= GOAL =
Could you write out the records below exactly as they appear?
#### ENTRIES
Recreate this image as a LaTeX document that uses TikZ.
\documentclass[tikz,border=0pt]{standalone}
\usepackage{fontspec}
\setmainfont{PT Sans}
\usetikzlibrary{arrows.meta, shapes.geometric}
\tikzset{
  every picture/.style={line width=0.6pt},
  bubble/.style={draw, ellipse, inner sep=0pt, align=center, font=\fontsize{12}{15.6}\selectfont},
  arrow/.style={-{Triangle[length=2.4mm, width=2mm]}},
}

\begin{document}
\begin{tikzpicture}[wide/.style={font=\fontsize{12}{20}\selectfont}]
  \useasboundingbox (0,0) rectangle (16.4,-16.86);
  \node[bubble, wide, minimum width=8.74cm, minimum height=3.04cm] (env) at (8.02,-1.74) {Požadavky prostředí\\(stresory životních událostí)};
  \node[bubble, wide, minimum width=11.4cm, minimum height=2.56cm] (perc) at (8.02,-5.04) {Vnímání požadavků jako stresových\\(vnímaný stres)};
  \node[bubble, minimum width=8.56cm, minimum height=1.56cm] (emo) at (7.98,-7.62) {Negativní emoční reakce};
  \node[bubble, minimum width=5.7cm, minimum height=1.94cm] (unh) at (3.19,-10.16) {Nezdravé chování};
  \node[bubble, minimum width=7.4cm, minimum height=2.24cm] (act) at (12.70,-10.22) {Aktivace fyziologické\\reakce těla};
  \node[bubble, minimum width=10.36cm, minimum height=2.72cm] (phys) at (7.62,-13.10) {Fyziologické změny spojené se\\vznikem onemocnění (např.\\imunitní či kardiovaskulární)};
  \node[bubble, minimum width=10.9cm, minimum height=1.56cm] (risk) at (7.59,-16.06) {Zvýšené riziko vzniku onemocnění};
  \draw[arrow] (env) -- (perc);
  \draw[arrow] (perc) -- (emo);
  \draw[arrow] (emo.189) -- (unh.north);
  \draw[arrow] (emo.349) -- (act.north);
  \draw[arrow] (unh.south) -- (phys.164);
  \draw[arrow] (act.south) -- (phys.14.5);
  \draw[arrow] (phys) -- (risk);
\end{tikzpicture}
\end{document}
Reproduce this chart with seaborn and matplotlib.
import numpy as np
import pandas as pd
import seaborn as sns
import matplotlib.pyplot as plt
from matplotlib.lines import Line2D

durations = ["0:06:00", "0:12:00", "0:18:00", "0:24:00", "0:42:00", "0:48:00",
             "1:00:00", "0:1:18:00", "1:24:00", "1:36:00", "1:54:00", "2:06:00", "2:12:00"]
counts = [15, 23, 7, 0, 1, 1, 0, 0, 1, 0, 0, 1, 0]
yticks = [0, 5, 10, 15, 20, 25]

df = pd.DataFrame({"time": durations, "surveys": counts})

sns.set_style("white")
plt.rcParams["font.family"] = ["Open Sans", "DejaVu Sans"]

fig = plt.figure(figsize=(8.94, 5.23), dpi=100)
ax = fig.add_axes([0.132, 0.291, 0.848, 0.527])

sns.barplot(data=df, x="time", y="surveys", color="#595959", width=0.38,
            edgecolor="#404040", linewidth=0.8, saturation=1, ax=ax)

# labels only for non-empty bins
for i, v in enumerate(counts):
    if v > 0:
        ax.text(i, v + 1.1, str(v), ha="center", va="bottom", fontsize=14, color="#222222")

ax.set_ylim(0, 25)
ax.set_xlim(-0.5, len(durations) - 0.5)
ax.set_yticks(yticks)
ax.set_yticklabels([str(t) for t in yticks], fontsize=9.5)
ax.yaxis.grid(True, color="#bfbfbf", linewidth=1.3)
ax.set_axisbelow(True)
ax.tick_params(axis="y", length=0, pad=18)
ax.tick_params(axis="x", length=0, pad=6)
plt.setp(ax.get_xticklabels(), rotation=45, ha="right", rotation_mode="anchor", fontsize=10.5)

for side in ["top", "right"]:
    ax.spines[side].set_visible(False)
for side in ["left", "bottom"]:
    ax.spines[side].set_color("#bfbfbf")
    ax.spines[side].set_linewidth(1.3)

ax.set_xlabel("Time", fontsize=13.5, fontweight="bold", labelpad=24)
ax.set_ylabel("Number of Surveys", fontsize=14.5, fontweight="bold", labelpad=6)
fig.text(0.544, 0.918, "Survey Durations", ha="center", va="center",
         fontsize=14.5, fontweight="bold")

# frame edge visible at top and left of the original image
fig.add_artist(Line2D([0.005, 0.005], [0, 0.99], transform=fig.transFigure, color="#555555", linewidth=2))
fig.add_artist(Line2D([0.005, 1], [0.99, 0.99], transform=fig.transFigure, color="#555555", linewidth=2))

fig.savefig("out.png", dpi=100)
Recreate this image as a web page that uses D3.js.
########
= SOLUTION FOR THIS EXERCISE =
Recreate this image as a LaTeX document that uses TikZ.
\documentclass[tikz,border=0pt]{standalone}
\usepackage{fontspec}
\setmainfont{PT Sans}
\usetikzlibrary{arrows.meta, shapes.geometric}
\tikzset{
  every picture/.style={line width=0.6pt},
  bubble/.style={draw, ellipse, inner sep=0pt, align=center, font=\fontsize{12}{15.6}\selectfont},
  arrow/.style={-{Triangle[length=2.4mm, width=2mm]}},
}

\begin{document}
\begin{tikzpicture}[wide/.style={font=\fontsize{12}{20}\selectfont}]
  \useasboundingbox (0,0) rectangle (16.4,-16.86);
  \node[bubble, wide, minimum width=8.74cm, minimum height=3.04cm] (env) at (8.02,-1.74) {Požadavky prostředí\\(stresory životních událostí)};
  \node[bubble, wide, minimum width=11.4cm, minimum height=2.56cm] (perc) at (8.02,-5.04) {Vnímání požadavků jako stresových\\(vnímaný stres)};
  \node[bubble, minimum width=8.56cm, minimum height=1.56cm] (emo) at (7.98,-7.62) {Negativní emoční reakce};
  \node[bubble, minimum width=5.7cm, minimum height=1.94cm] (unh) at (3.19,-10.16) {Nezdravé chování};
  \node[bubble, minimum width=7.4cm, minimum height=2.24cm] (act) at (12.70,-10.22) {Aktivace fyziologické\\reakce těla};
  \node[bubble, minimum width=10.36cm, minimum height=2.72cm] (phys) at (7.62,-13.10) {Fyziologické změny spojené se\\vznikem onemocnění (např.\\imunitní či kardiovaskulární)};
  \node[bubble, minimum width=10.9cm, minimum height=1.56cm] (risk) at (7.59,-16.06) {Zvýšené riziko vzniku onemocnění};
  \draw[arrow] (env) -- (perc);
  \draw[arrow] (perc) -- (emo);
  \draw[arrow] (emo.189) -- (unh.north);
  \draw[arrow] (emo.349) -- (act.north);
  \draw[arrow] (unh.south) -- (phys.164);
  \draw[arrow] (act.south) -- (phys.14.5);
  \draw[arrow] (phys) -- (risk);
\end{tikzpicture}
\end{document}
Reproduce this chart with seaborn and matplotlib.
import numpy as np
import pandas as pd
import seaborn as sns
import matplotlib.pyplot as plt
from matplotlib.lines import Line2D

durations = ["0:06:00", "0:12:00", "0:18:00", "0:24:00", "0:42:00", "0:48:00",
             "1:00:00", "0:1:18:00", "1:24:00", "1:36:00", "1:54:00", "2:06:00", "2:12:00"]
counts = [15, 23, 7, 0, 1, 1, 0, 0, 1, 0, 0, 1, 0]
yticks = [0, 5, 10, 15, 20, 25]

df = pd.DataFrame({"time": durations, "surveys": counts})

sns.set_style("white")
plt.rcParams["font.family"] = ["Open Sans", "DejaVu Sans"]

fig = plt.figure(figsize=(8.94, 5.23), dpi=100)
ax = fig.add_axes([0.132, 0.291, 0.848, 0.527])

sns.barplot(data=df, x="time", y="surveys", color="#595959", width=0.38,
            edgecolor="#404040", linewidth=0.8, saturation=1, ax=ax)

# labels only for non-empty bins
for i, v in enumerate(counts):
    if v > 0:
        ax.text(i, v + 1.1, str(v), ha="center", va="bottom", fontsize=14, color="#222222")

ax.set_ylim(0, 25)
ax.set_xlim(-0.5, len(durations) - 0.5)
ax.set_yticks(yticks)
ax.set_yticklabels([str(t) for t in yticks], fontsize=9.5)
ax.yaxis.grid(True, color="#bfbfbf", linewidth=1.3)
ax.set_axisbelow(True)
ax.tick_params(axis="y", length=0, pad=18)
ax.tick_params(axis="x", length=0, pad=6)
plt.setp(ax.get_xticklabels(), rotation=45, ha="right", rotation_mode="anchor", fontsize=10.5)

for side in ["top", "right"]:
    ax.spines[side].set_visible(False)
for side in ["left", "bottom"]:
    ax.spines[side].set_color("#bfbfbf")
    ax.spines[side].set_linewidth(1.3)

ax.set_xlabel("Time", fontsize=13.5, fontweight="bold", labelpad=24)
ax.set_ylabel("Number of Surveys", fontsize=14.5, fontweight="bold", labelpad=6)
fig.text(0.544, 0.918, "Survey Durations", ha="center", va="center",
         fontsize=14.5, fontweight="bold")

# frame edge visible at top and left of the original image
fig.add_artist(Line2D([0.005, 0.005], [0, 0.99], transform=fig.transFigure, color="#555555", linewidth=2))
fig.add_artist(Line2D([0.005, 1], [0.99, 0.99], transform=fig.transFigure, color="#555555", linewidth=2))

fig.savefig("out.png", dpi=100)
Recreate this image as a web page that uses D3.js.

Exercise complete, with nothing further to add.